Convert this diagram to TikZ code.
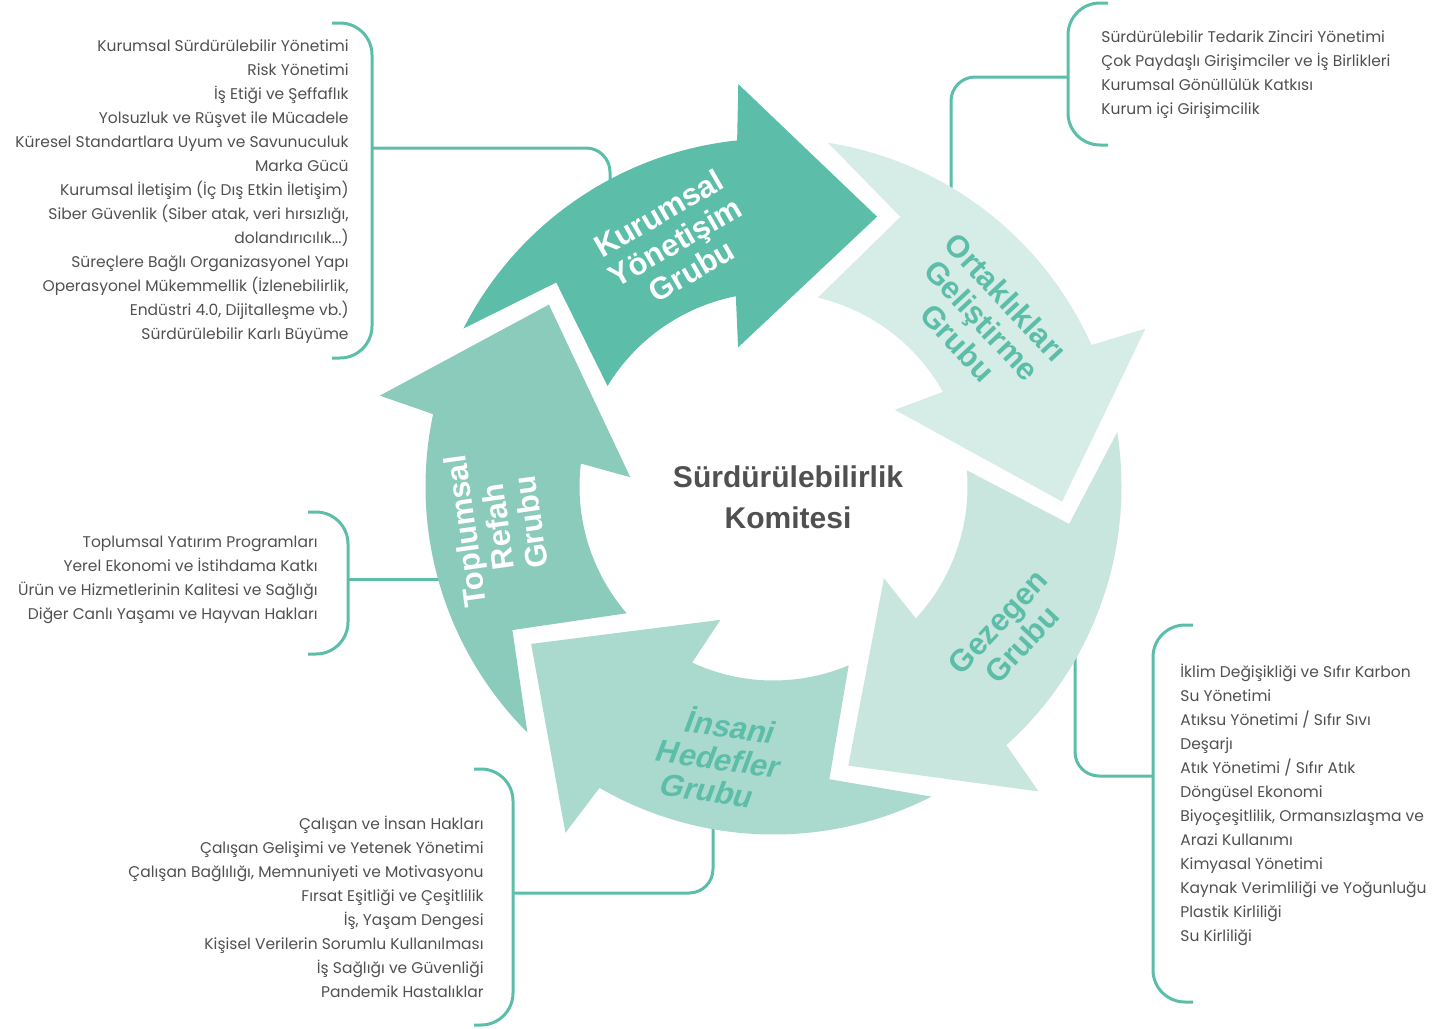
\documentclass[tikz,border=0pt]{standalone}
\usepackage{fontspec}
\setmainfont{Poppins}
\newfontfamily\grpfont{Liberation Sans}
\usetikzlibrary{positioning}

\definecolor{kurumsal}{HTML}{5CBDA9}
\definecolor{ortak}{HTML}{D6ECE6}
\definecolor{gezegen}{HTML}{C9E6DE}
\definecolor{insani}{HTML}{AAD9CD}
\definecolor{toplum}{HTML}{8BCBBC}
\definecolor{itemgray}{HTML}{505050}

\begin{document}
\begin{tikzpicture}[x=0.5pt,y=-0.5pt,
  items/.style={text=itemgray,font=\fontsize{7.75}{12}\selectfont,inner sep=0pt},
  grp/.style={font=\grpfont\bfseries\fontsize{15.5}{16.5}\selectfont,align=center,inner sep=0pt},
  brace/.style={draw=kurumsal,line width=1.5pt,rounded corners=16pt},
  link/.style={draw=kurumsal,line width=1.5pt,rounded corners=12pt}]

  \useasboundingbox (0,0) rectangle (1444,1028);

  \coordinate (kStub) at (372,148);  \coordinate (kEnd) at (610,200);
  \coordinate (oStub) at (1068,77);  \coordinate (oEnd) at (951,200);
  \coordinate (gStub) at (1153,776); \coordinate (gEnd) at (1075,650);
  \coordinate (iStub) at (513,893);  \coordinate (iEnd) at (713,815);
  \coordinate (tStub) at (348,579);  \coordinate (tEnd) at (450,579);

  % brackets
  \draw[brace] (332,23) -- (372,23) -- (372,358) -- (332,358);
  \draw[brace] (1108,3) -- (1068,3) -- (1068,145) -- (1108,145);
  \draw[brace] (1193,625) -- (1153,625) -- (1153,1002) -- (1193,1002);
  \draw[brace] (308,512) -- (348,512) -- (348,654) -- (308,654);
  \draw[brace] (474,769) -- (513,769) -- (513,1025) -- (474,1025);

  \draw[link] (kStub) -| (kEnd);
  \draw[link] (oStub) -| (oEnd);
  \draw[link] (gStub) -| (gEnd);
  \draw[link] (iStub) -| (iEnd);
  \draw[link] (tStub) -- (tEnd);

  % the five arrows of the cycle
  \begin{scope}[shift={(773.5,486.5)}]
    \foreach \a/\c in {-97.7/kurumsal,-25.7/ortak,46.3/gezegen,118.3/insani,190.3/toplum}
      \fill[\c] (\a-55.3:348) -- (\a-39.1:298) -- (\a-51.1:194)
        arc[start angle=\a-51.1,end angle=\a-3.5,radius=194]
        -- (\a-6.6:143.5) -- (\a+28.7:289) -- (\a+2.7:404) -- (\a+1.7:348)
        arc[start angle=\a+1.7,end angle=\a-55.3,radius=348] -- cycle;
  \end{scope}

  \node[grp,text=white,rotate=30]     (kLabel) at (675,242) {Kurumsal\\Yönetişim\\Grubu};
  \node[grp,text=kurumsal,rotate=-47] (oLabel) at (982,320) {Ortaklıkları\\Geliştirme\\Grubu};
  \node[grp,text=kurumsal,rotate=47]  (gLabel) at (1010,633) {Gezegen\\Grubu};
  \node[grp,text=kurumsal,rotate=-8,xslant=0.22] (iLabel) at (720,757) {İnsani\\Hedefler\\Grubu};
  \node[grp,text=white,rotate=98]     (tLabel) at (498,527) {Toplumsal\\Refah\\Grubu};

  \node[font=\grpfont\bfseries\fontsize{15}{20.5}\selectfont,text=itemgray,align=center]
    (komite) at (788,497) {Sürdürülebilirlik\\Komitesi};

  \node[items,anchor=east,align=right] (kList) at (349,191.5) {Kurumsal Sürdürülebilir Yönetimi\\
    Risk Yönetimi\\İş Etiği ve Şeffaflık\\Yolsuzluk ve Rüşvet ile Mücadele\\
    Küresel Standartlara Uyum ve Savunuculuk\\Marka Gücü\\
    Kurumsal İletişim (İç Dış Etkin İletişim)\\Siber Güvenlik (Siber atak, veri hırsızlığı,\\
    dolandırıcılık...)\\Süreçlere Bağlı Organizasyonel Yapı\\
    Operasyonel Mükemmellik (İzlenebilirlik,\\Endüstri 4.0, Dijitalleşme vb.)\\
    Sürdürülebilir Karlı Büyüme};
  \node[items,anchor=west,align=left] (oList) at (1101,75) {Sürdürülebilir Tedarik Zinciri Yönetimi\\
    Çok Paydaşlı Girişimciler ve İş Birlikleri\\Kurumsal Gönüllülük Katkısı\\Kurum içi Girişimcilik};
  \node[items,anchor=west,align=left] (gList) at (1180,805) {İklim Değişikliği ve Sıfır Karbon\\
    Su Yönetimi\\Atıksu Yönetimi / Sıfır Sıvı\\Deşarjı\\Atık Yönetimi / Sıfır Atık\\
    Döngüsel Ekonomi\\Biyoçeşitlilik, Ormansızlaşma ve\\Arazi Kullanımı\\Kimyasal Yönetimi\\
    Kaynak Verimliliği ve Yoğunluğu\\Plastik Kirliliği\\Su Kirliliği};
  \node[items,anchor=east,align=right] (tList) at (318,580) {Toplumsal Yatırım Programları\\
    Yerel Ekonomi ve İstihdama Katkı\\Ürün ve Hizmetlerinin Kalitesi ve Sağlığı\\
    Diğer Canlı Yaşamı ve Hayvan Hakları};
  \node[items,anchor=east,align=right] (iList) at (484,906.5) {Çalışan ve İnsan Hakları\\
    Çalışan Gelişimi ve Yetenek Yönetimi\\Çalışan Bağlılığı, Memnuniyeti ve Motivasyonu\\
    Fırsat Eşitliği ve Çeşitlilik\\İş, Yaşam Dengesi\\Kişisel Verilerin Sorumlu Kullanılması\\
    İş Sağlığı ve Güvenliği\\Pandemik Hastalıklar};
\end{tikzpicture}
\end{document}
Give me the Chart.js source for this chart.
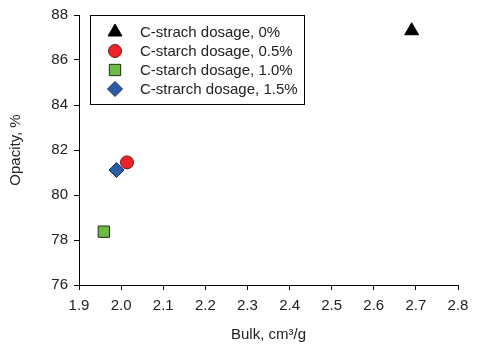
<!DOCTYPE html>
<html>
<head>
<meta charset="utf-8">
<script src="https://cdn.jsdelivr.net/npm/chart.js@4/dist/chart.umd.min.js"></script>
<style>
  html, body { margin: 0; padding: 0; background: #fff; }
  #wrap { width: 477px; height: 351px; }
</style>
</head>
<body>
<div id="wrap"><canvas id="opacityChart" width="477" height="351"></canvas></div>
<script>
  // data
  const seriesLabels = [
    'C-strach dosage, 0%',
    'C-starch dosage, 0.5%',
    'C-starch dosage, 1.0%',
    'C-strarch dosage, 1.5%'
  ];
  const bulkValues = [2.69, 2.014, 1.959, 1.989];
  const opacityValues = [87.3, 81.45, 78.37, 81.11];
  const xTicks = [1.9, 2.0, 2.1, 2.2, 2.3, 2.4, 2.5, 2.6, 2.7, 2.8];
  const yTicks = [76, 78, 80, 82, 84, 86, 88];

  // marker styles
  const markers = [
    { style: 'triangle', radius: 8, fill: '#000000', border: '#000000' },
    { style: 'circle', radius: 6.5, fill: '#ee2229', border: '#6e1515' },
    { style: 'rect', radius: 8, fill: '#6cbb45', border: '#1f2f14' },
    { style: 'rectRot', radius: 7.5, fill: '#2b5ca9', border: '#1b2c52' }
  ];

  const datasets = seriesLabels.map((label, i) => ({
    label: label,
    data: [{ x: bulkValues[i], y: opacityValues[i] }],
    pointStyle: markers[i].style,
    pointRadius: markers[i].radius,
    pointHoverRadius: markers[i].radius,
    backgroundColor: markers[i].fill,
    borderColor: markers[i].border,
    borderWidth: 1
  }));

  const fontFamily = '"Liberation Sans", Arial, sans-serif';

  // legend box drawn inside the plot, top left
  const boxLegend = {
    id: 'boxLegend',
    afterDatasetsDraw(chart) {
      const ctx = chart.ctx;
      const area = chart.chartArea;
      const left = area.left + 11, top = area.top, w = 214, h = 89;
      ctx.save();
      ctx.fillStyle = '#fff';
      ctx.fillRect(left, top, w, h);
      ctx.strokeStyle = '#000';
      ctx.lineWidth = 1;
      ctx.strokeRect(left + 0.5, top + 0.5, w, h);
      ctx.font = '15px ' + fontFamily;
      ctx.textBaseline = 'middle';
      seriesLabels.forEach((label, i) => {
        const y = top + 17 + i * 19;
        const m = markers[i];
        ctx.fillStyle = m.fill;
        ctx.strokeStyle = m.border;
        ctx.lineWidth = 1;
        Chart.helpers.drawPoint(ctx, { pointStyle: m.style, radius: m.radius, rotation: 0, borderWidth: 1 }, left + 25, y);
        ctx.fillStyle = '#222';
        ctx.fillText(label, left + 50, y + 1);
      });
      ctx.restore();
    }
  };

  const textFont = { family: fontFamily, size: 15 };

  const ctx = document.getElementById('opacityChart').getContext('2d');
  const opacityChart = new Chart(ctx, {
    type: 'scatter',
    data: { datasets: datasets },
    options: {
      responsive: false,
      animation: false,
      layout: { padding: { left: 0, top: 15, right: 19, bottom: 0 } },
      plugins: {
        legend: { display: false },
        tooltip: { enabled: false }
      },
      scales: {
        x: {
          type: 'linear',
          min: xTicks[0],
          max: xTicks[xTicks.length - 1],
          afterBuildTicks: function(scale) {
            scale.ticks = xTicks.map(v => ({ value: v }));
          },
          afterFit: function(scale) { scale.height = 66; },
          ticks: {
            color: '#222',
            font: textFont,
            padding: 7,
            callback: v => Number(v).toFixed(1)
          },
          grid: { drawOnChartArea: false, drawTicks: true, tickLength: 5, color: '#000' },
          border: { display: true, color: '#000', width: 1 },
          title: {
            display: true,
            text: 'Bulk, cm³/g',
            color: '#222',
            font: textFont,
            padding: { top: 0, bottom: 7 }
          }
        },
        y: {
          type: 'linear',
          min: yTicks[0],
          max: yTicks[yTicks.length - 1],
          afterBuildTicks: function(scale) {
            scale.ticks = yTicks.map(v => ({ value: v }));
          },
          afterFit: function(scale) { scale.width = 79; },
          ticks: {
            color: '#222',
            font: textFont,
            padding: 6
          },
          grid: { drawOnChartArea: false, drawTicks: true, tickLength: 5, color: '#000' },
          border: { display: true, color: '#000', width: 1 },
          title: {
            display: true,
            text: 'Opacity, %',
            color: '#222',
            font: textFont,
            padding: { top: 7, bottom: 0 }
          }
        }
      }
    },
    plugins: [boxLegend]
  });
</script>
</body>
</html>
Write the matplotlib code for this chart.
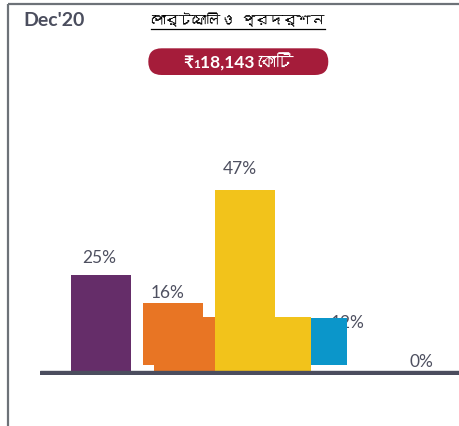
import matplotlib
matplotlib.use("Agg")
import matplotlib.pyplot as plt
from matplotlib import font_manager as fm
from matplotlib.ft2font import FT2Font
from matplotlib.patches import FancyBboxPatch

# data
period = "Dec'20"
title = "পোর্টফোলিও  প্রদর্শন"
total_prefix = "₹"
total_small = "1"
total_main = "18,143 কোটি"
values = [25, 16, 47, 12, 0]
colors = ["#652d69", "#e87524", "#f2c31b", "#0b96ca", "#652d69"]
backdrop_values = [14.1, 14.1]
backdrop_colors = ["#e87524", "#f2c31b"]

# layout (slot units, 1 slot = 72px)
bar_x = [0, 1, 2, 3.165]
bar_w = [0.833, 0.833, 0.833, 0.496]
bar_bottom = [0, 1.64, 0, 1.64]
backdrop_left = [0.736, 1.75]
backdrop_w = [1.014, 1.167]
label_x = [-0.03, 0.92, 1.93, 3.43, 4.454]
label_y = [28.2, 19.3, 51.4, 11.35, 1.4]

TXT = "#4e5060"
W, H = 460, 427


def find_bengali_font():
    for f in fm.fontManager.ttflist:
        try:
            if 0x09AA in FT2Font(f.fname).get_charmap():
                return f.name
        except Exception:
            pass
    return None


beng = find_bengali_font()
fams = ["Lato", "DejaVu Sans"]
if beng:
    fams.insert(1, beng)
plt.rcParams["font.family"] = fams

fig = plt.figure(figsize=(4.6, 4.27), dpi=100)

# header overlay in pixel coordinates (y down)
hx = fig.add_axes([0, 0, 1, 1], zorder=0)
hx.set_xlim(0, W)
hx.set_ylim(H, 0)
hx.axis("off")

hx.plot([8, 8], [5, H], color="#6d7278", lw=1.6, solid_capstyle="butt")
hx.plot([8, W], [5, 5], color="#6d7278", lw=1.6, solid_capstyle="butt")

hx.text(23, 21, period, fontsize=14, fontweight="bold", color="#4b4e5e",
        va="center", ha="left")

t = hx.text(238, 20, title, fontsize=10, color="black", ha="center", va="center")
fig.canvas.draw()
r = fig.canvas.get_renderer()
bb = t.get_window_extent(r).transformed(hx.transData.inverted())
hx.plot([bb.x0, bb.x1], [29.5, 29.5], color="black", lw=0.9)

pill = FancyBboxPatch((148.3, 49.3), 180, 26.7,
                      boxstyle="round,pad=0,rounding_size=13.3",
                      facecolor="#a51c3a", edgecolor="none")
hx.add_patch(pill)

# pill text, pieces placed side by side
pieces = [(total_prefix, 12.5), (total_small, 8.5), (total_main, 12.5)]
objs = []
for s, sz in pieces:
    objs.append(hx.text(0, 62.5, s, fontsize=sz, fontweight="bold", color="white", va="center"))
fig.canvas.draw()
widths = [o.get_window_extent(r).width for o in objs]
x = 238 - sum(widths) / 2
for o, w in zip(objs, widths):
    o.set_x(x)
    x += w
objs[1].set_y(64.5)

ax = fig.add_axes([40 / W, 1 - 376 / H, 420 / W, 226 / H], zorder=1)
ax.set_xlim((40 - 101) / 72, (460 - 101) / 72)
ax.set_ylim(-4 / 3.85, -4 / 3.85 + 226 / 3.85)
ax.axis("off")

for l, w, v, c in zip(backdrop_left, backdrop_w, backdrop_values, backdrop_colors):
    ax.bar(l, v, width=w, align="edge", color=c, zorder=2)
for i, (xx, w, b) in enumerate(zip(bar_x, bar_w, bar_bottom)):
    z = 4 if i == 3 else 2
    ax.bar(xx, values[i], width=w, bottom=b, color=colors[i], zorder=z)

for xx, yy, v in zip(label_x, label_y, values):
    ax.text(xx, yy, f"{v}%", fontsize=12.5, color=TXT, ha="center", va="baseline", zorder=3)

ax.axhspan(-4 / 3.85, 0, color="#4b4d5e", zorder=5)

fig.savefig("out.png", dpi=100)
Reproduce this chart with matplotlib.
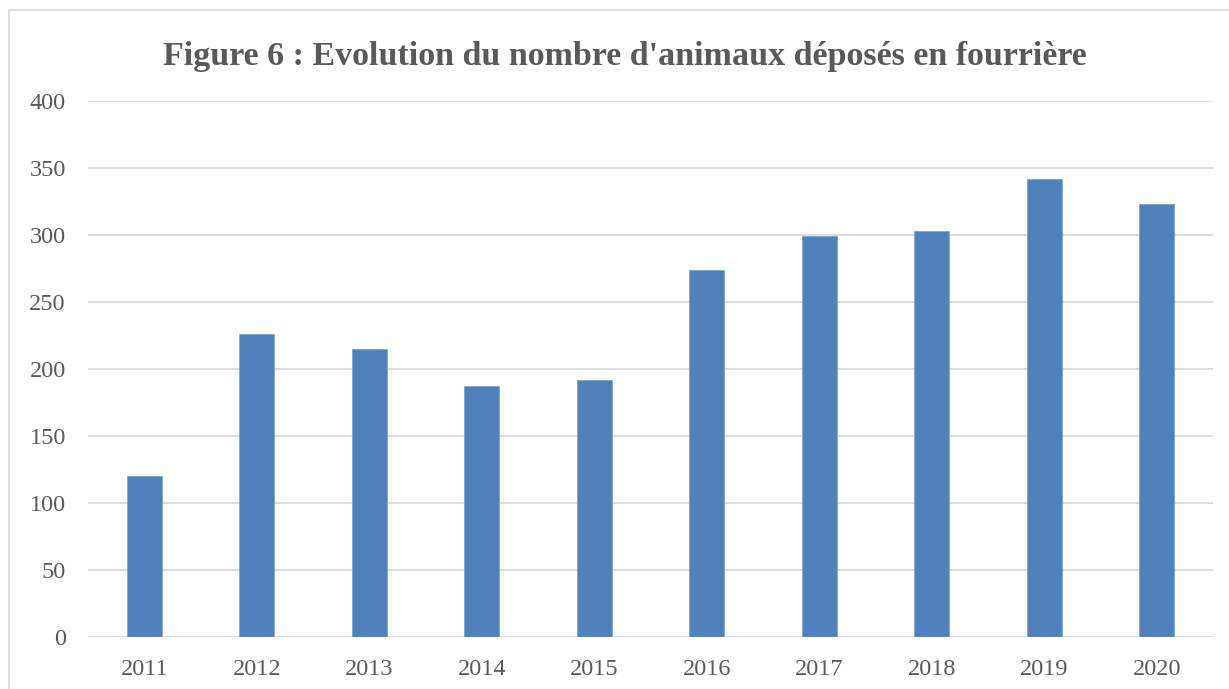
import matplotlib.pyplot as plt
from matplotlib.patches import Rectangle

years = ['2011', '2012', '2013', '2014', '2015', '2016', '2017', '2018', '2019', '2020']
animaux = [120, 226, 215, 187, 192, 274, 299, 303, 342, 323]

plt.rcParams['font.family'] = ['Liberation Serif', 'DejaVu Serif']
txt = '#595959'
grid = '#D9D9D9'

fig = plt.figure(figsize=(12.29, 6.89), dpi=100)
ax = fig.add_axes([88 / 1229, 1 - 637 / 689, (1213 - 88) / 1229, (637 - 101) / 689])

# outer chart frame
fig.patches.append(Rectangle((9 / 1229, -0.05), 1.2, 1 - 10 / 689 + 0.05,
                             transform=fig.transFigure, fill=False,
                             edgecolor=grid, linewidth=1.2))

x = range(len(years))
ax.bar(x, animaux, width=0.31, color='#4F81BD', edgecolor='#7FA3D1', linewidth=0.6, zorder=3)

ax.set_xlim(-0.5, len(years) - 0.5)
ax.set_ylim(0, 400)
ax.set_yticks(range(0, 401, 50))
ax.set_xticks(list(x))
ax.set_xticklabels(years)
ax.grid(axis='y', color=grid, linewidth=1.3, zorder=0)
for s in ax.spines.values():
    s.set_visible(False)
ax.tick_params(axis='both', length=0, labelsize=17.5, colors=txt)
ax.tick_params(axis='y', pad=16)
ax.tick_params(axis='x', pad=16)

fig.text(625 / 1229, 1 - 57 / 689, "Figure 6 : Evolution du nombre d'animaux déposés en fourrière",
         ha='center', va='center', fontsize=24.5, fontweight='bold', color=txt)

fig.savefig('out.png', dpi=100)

################

What to do> Output each line of the listing above, word for word, from the one holding "Reproduce this chart with matplotlib." through the last line, both included; omit the pictures.

Expected answer>
Reproduce this chart with matplotlib.
import matplotlib.pyplot as plt
from matplotlib.patches import Rectangle

years = ['2011', '2012', '2013', '2014', '2015', '2016', '2017', '2018', '2019', '2020']
animaux = [120, 226, 215, 187, 192, 274, 299, 303, 342, 323]

plt.rcParams['font.family'] = ['Liberation Serif', 'DejaVu Serif']
txt = '#595959'
grid = '#D9D9D9'

fig = plt.figure(figsize=(12.29, 6.89), dpi=100)
ax = fig.add_axes([88 / 1229, 1 - 637 / 689, (1213 - 88) / 1229, (637 - 101) / 689])

# outer chart frame
fig.patches.append(Rectangle((9 / 1229, -0.05), 1.2, 1 - 10 / 689 + 0.05,
                             transform=fig.transFigure, fill=False,
                             edgecolor=grid, linewidth=1.2))

x = range(len(years))
ax.bar(x, animaux, width=0.31, color='#4F81BD', edgecolor='#7FA3D1', linewidth=0.6, zorder=3)

ax.set_xlim(-0.5, len(years) - 0.5)
ax.set_ylim(0, 400)
ax.set_yticks(range(0, 401, 50))
ax.set_xticks(list(x))
ax.set_xticklabels(years)
ax.grid(axis='y', color=grid, linewidth=1.3, zorder=0)
for s in ax.spines.values():
    s.set_visible(False)
ax.tick_params(axis='both', length=0, labelsize=17.5, colors=txt)
ax.tick_params(axis='y', pad=16)
ax.tick_params(axis='x', pad=16)

fig.text(625 / 1229, 1 - 57 / 689, "Figure 6 : Evolution du nombre d'animaux déposés en fourrière",
         ha='center', va='center', fontsize=24.5, fontweight='bold', color=txt)

fig.savefig('out.png', dpi=100)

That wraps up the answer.